» **What you need to do**: Retype only what runs from the first line of the listing to the line holding "import matplotlib.pyplot as plt", both included. Do not retype the pictures.

──────────────────────────────

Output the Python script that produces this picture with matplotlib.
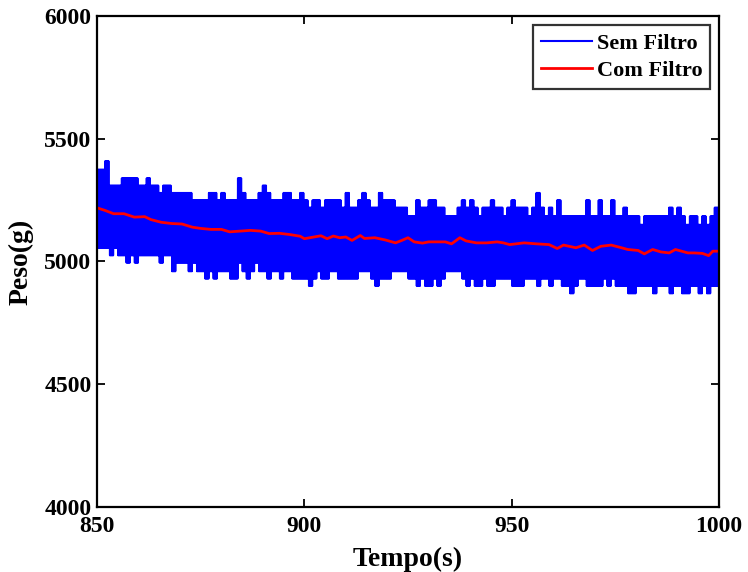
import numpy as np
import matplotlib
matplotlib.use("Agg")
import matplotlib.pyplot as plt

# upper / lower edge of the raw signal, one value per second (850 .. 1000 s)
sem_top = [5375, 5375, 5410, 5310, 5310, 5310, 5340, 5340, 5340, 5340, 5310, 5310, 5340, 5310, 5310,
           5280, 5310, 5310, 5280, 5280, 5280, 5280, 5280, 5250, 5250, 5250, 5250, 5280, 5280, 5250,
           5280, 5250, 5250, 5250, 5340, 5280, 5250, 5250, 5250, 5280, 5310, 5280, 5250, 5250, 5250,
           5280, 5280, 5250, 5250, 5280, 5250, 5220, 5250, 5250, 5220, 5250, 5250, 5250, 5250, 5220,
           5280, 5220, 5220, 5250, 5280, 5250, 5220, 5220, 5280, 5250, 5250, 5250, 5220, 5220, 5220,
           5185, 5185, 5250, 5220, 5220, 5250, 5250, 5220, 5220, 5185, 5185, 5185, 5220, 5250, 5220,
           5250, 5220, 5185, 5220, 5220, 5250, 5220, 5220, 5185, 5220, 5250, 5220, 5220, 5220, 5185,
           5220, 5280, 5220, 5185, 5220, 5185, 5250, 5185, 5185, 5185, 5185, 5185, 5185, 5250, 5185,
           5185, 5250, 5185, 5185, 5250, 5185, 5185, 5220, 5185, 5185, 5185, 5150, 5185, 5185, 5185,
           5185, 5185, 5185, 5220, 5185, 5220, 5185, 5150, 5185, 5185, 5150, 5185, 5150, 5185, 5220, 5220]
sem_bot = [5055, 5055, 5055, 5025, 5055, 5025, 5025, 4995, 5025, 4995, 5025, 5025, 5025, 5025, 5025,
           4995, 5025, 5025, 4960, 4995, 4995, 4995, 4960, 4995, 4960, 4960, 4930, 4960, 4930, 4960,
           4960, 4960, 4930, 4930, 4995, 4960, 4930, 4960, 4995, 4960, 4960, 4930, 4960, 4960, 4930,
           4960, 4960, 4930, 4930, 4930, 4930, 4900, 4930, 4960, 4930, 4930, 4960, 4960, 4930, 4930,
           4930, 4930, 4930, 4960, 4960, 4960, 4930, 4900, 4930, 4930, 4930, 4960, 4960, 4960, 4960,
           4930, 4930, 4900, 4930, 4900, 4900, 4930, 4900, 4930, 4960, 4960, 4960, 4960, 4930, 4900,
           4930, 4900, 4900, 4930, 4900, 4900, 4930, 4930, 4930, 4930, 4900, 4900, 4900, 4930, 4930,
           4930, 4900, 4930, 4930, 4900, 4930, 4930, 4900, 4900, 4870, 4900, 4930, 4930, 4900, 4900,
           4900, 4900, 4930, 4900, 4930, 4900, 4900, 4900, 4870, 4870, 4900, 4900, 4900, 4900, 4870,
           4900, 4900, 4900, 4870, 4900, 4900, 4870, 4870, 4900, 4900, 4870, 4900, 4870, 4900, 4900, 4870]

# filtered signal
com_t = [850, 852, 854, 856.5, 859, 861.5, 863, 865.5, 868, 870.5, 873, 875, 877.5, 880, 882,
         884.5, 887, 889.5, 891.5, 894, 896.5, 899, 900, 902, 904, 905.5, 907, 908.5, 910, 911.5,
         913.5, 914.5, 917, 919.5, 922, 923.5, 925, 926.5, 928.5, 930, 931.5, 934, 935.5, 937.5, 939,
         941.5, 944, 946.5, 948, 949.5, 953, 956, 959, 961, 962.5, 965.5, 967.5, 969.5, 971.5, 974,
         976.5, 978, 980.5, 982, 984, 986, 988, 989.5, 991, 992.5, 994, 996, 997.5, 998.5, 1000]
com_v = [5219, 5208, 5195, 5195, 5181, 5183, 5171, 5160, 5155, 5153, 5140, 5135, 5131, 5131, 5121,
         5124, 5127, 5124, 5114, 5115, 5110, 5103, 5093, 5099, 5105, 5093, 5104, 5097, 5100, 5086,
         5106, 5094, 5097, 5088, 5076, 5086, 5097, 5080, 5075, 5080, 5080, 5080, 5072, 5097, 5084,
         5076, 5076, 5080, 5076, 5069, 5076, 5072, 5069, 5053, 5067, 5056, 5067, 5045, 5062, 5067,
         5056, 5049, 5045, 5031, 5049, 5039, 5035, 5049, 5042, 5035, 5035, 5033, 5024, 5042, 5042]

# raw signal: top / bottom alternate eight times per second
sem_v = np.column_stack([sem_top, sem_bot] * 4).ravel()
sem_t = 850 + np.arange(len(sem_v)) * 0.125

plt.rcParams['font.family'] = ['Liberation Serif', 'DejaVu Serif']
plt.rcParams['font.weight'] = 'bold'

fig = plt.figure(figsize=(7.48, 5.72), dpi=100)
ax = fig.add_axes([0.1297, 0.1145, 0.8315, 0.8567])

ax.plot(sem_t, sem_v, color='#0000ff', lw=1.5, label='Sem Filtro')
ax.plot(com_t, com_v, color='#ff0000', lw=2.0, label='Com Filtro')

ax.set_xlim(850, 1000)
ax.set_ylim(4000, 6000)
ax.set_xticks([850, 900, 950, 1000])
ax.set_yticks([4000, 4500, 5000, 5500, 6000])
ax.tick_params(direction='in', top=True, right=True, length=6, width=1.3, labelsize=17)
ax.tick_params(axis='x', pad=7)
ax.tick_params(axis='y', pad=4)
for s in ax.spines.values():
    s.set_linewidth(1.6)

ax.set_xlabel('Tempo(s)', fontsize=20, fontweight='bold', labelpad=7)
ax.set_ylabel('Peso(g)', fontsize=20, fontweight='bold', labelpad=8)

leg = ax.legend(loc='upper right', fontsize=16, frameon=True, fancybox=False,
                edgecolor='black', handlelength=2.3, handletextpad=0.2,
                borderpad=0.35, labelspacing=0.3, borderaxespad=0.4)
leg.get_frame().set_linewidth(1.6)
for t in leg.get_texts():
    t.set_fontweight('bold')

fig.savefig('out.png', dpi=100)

──────────────────────────────

» **The output**:
Output the Python script that produces this picture with matplotlib.
import numpy as np
import matplotlib
matplotlib.use("Agg")
import matplotlib.pyplot as plt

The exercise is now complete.